Food sharing networks
Since the late 1990s there has been a steady increase in peer-to-peer services ranging from technological uses, such as file-sharing, to social uses such as car and accommodation-sharing. The latest prediction is food sharing networks, as published in ‘100 Things to Watch in 2013’ by international marketing consultants JWT.
For example, according to JWT, delivery networks such as homemade meal cooperative Mealku situated in New York and Super Marmite in Paris, have targeted adventurous eaters and helped minimise food waste in a society where leftovers are plentiful, especially in single and couple households. New online marketplaces such as Feastly are connecting those with an appetite to budding chefs, by facilitating them to prepare and serve authentic meals from their own homes.

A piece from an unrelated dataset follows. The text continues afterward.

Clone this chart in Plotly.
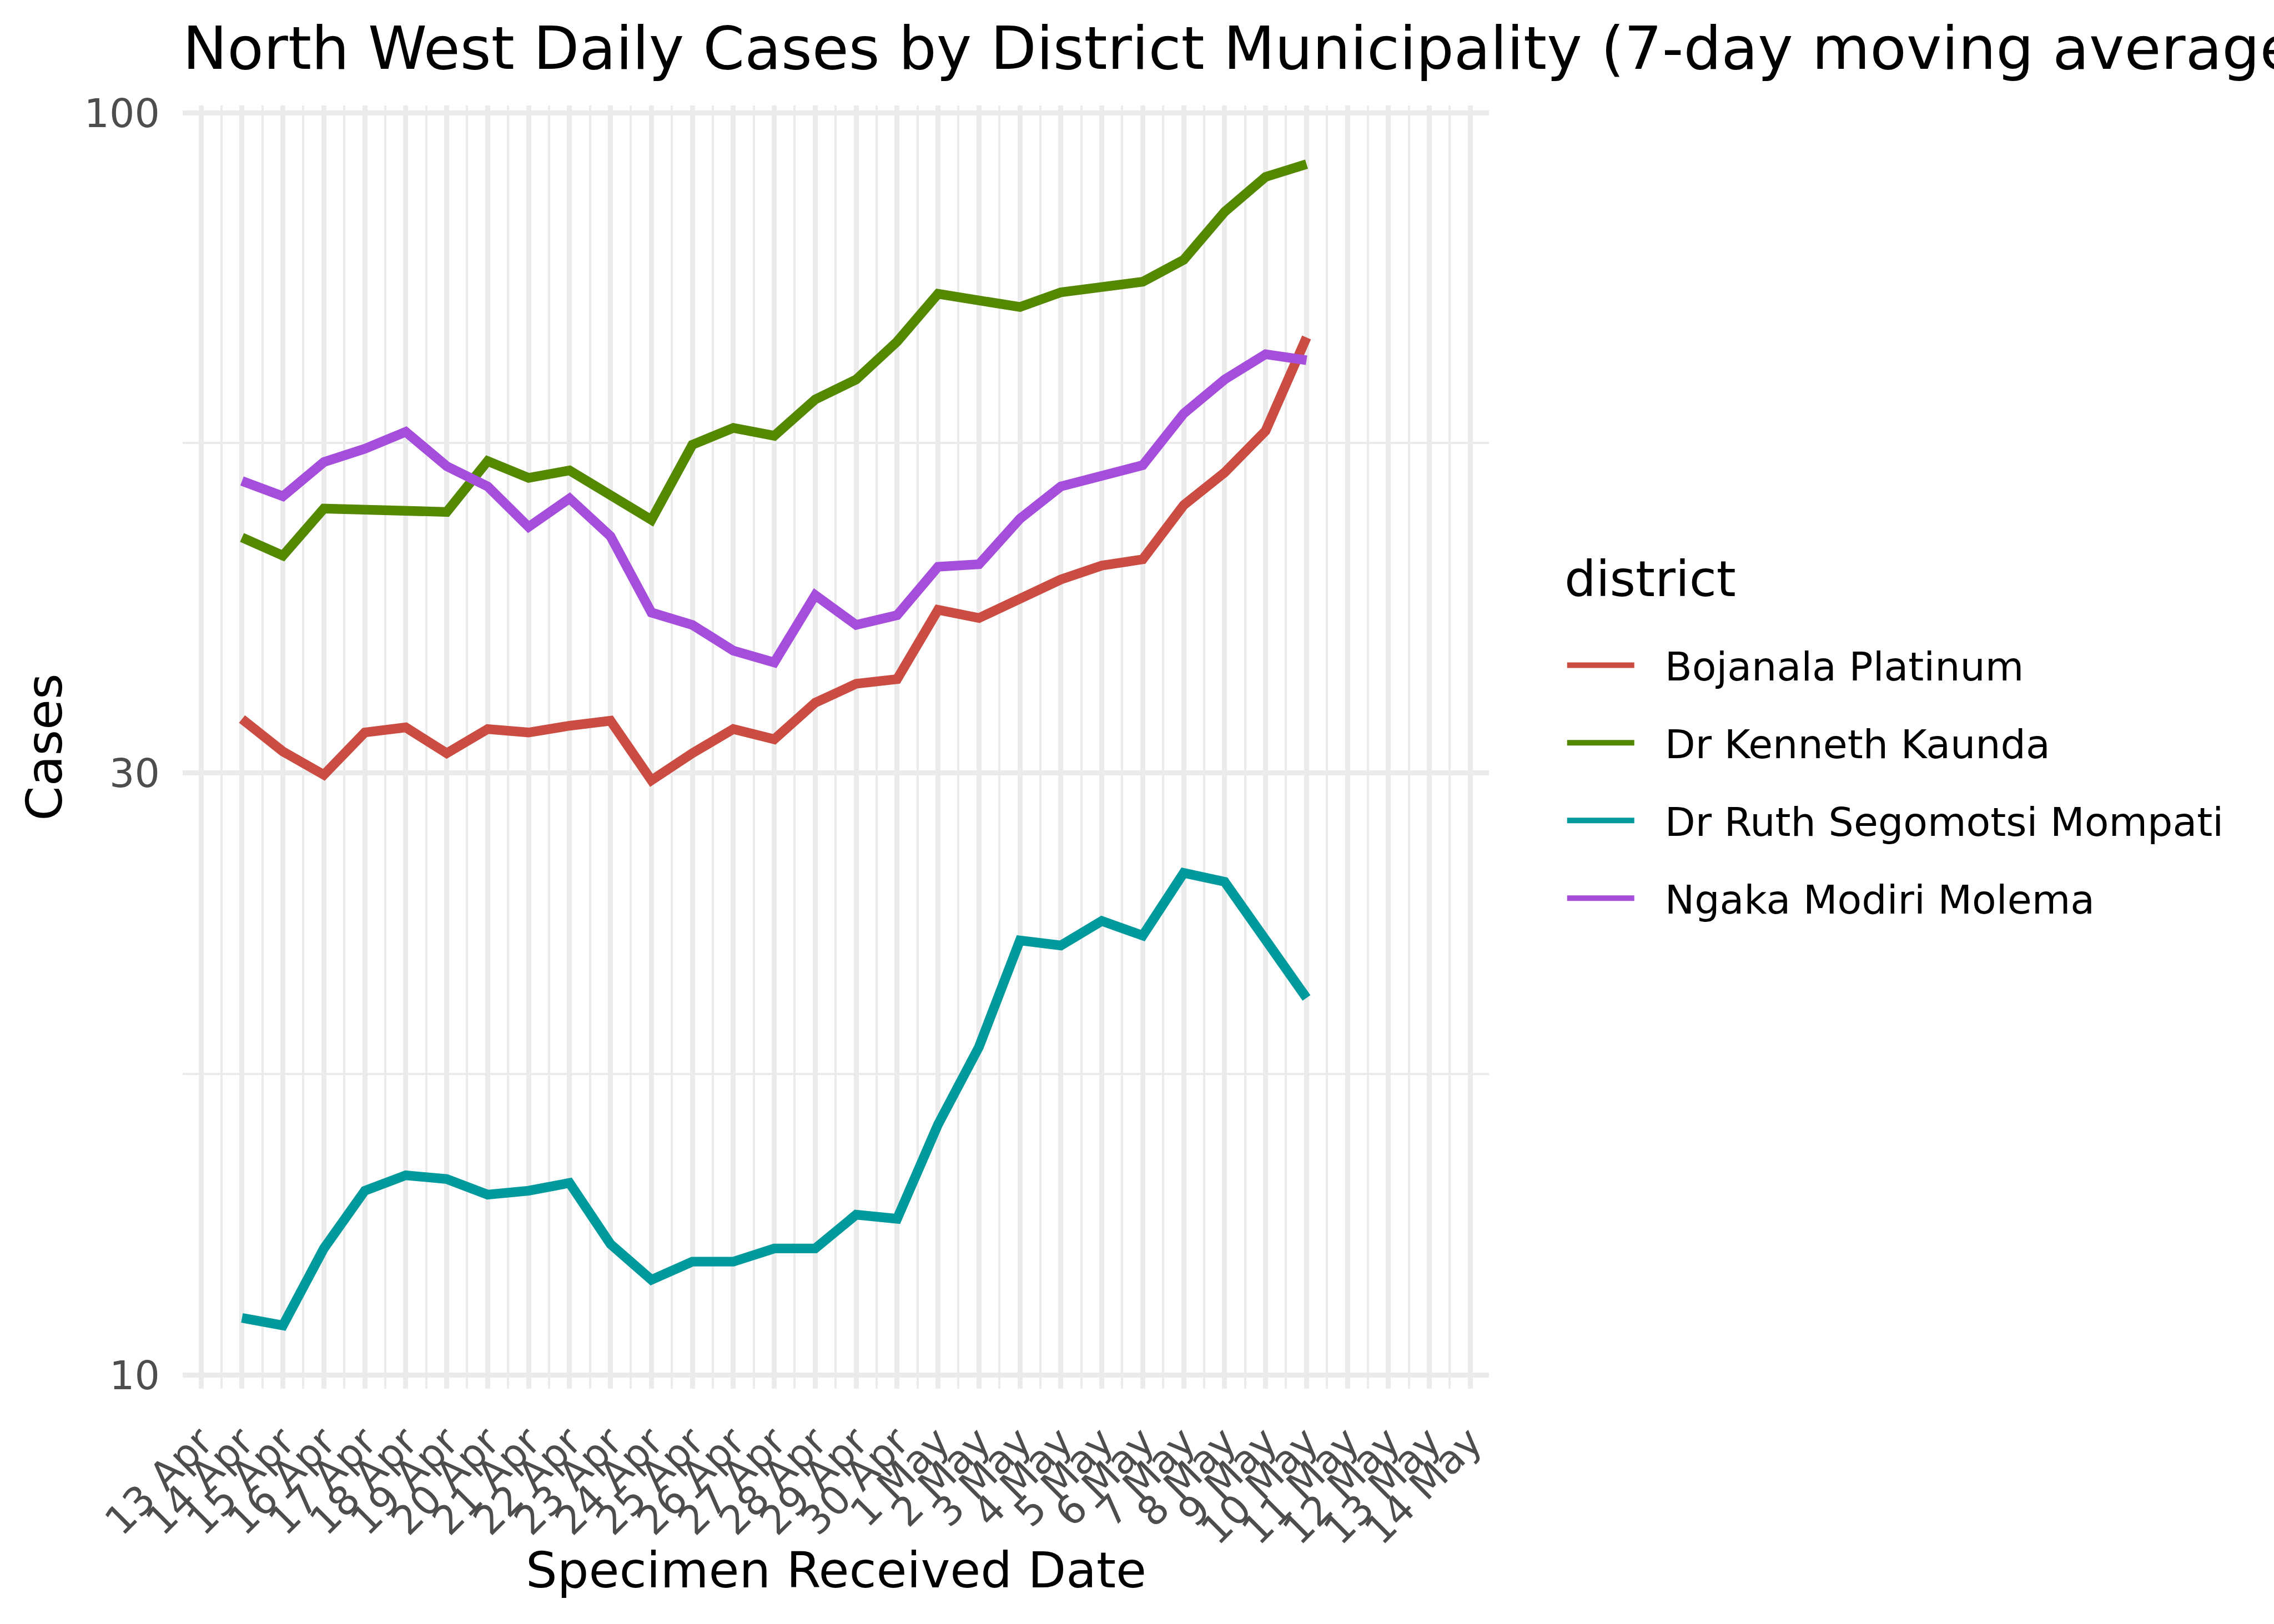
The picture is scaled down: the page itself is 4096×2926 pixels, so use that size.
import math
import pandas as pd
import plotly.graph_objects as go

S = 0.975  # scale from 4200x3000 reference to 4096x2926 window

# ---------------- data ----------------
dates = pd.date_range("2020-04-14", "2020-05-10", freq="D")

bojanala = [33.1, 31.2, 29.9, 32.3, 32.6, 31.1, 32.5, 32.3, 32.7, 33.0, 29.6, 31.1, 32.5, 31.9,
            34.1, 35.3, 35.6, 40.4, 39.8, 41.3, 42.7, 43.8, 44.3, 48.9, 51.9, 56.0, 66.4]
kenneth = [46.1, 44.6, 48.6, 48.5, 48.4, 48.3, 53.0, 51.4, 52.1, 49.8, 47.6, 54.6, 56.3, 55.5,
           59.3, 61.5, 65.9, 71.9, 70.9, 70.2, 72.1, 72.8, 73.5, 76.5, 83.5, 89.0, 91.1]
ruth = [11.1, 10.95, 12.6, 14.0, 14.4, 14.3, 13.9, 14.0, 14.2, 12.7, 11.9, 12.3, 12.3, 12.6,
        12.6, 13.4, 13.3, 15.8, 18.2, 22.1, 21.9, 22.9, 22.3, 25.0, 24.6, 22.2, 19.9]
ngaka = [51.1, 49.7, 52.9, 54.2, 55.9, 52.5, 50.6, 47.0, 49.5, 46.2, 40.2, 39.3, 37.5, 36.7,
         41.5, 39.3, 40.0, 43.7, 43.9, 47.7, 50.6, 51.6, 52.6, 57.8, 61.5, 64.4, 63.7]

districts = ["Bojanala Platinum", "Dr Kenneth Kaunda", "Dr Ruth Segomotsi Mompati", "Ngaka Modiri Molema"]
series = [bojanala, kenneth, ruth, ngaka]
colors = ["#CB4C42", "#548800", "#00999C", "#A54EDC"]

tick_dates = pd.date_range("2020-04-13", "2020-05-14", freq="D")
tick_labels = [f"{d.day} {d.strftime('%b')}" for d in tick_dates]
minor_dates = tick_dates[:-1] + pd.Timedelta(hours=12)

y_ticks = [10, 30, 100]
y_tick_labels = ["10", "30", "100"]
y_minor = [math.sqrt(10 * 30), math.sqrt(30 * 100)]

title_text = "North West Daily Cases by District Municipality (7-day moving average)"
x_title = "Specimen Received Date"
y_title = "Cases"
legend_title = "district"

# ---------------- geometry (reference px * S) ----------------
W, H = 4096, 2926
pl, pr, pt, pb = 337 * S, 2751 * S, 195 * S, 2566 * S
PW, PH = pr - pl, pb - pt
FONT = "DejaVu Sans"
TICK = 73.3 * S
AXT = 91.67 * S
TTL = 110 * S
GRID = "#EBEBEB"
GAP = "\u2002\u2009"  # space between legend key and its label

fig = go.Figure()
for name, vals, col in zip(districts, series, colors):
    fig.add_trace(go.Scatter(
        x=dates, y=vals, name=GAP + name, mode="lines",
        line=dict(color=col, width=17.78 * S),
        legendgroup=name,
    ))

x0 = tick_dates[0] - pd.Timedelta(days=0.449)
x1 = tick_dates[-1] + pd.Timedelta(days=0.456)

leg_title_left = 2889 * S
leg_title_base = 1102 * S

fig.update_layout(
    width=W, height=H, autosize=False,
    margin=dict(l=pl, r=W - pr, t=pt, b=H - pb, pad=0),
    paper_bgcolor="white", plot_bgcolor="white",
    font=dict(family=FONT, color="black"),
    title=dict(text=title_text, font=dict(size=TTL, family=FONT, color="black"),
               xref="paper", x=0, xanchor="left",
               yref="container", y=1 - (127 * S - 0.7 * TTL) / H, yanchor="top"),
    xaxis=dict(
        type="date", range=[x0, x1],
        tickmode="array", tickvals=tick_dates, ticktext=tick_labels,
        tickangle=-45, tickfont=dict(size=TICK, color="#4D4D4D", family=FONT),
        ticks="", ticklabelstandoff=38,
        showgrid=True, gridcolor=GRID, gridwidth=8.89 * S,
        minor=dict(tickmode="array", tickvals=minor_dates, showgrid=True,
                   gridcolor=GRID, gridwidth=4.45 * S, ticks=""),
        zeroline=False, showline=False,
    ),
    yaxis=dict(
        type="log", range=[1 - 25 / 2332, 2 + 14 / 2332],
        tickmode="array", tickvals=y_ticks, ticktext=y_tick_labels,
        tickfont=dict(size=TICK, color="#4D4D4D", family=FONT),
        ticks="", ticklabelstandoff=40,
        showgrid=True, gridcolor=GRID, gridwidth=8.89 * S,
        minor=dict(tickmode="array", tickvals=y_minor, showgrid=True,
                   gridcolor=GRID, gridwidth=4.45 * S, ticks=""),
        zeroline=False, showline=False,
    ),
    legend=dict(
        font=dict(size=TICK, family=FONT, color="black"),
        xref="container", yref="container",
        x=2890 * S / W, xanchor="left",
        y=1 - (1199 - 53.5) / H, yanchor="top",
        itemwidth=121, tracegroupgap=44, bgcolor="rgba(0,0,0,0)",
    ),
    annotations=[
        dict(text=legend_title, xref="paper", yref="paper",
             x=(leg_title_left - 1 - pl) / PW, y=(pb - (leg_title_base + 0.236 * AXT + 1)) / PH,
             xanchor="left", yanchor="bottom", showarrow=False,
             font=dict(size=AXT, family=FONT, color="black")),
        dict(text=x_title, xref="paper", yref="paper", x=0.5, y=0,
             xanchor="center", yanchor="bottom", yshift=-(2934 * S + 1 + 0.236 * AXT - pb),
             showarrow=False, font=dict(size=AXT, family=FONT, color="black")),
        dict(text=y_title, xref="paper", yref="paper", x=0, y=0.5,
             xanchor="center", yanchor="middle", textangle=-90,
             xshift=(113 * S + 0.236 * AXT / 2 - 0.928 * AXT / 2) - pl,
             showarrow=False, font=dict(size=AXT, family=FONT, color="black")),
    ],
)

fig.write_html("out.html")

Of course, those who participate in supplying food via these sites are required to abide by strict health and safety guidelines, and each network emphasizes accountability.
‘Techno’ grocery shopping
In a world where a growing number of people are time-poor, ‘techno’ grocery shopping is appealing. This involves the purchase of supermarket items using apps and devices. The US Food Marketing Institute estimated 52 percent of consumers use technology in their grocery shopping, 32 percent used online coupons and 31 percent used mobile technologies to make shopping lists, search for recipes or products.
America’s first and leading internet grocer in 2011 and supermarkets around the world such as Woolworth’s virtual supermarkets in Sydney and Melbourne, are creating virtual stores in commuter rail stations allowing customers to do their grocery shopping while waiting for a train. Rail stations and many other busy places in cities around the world now contain walls lined with product images and QR codes allowing customers to place orders up to seven days a week for delivery at a time which suits them.
The interface between food distribution and technology is set to boom in 2013 and will assist producers and consumers in changing the food supply logistics, and expanding the range of food shopping choices and dining experiences.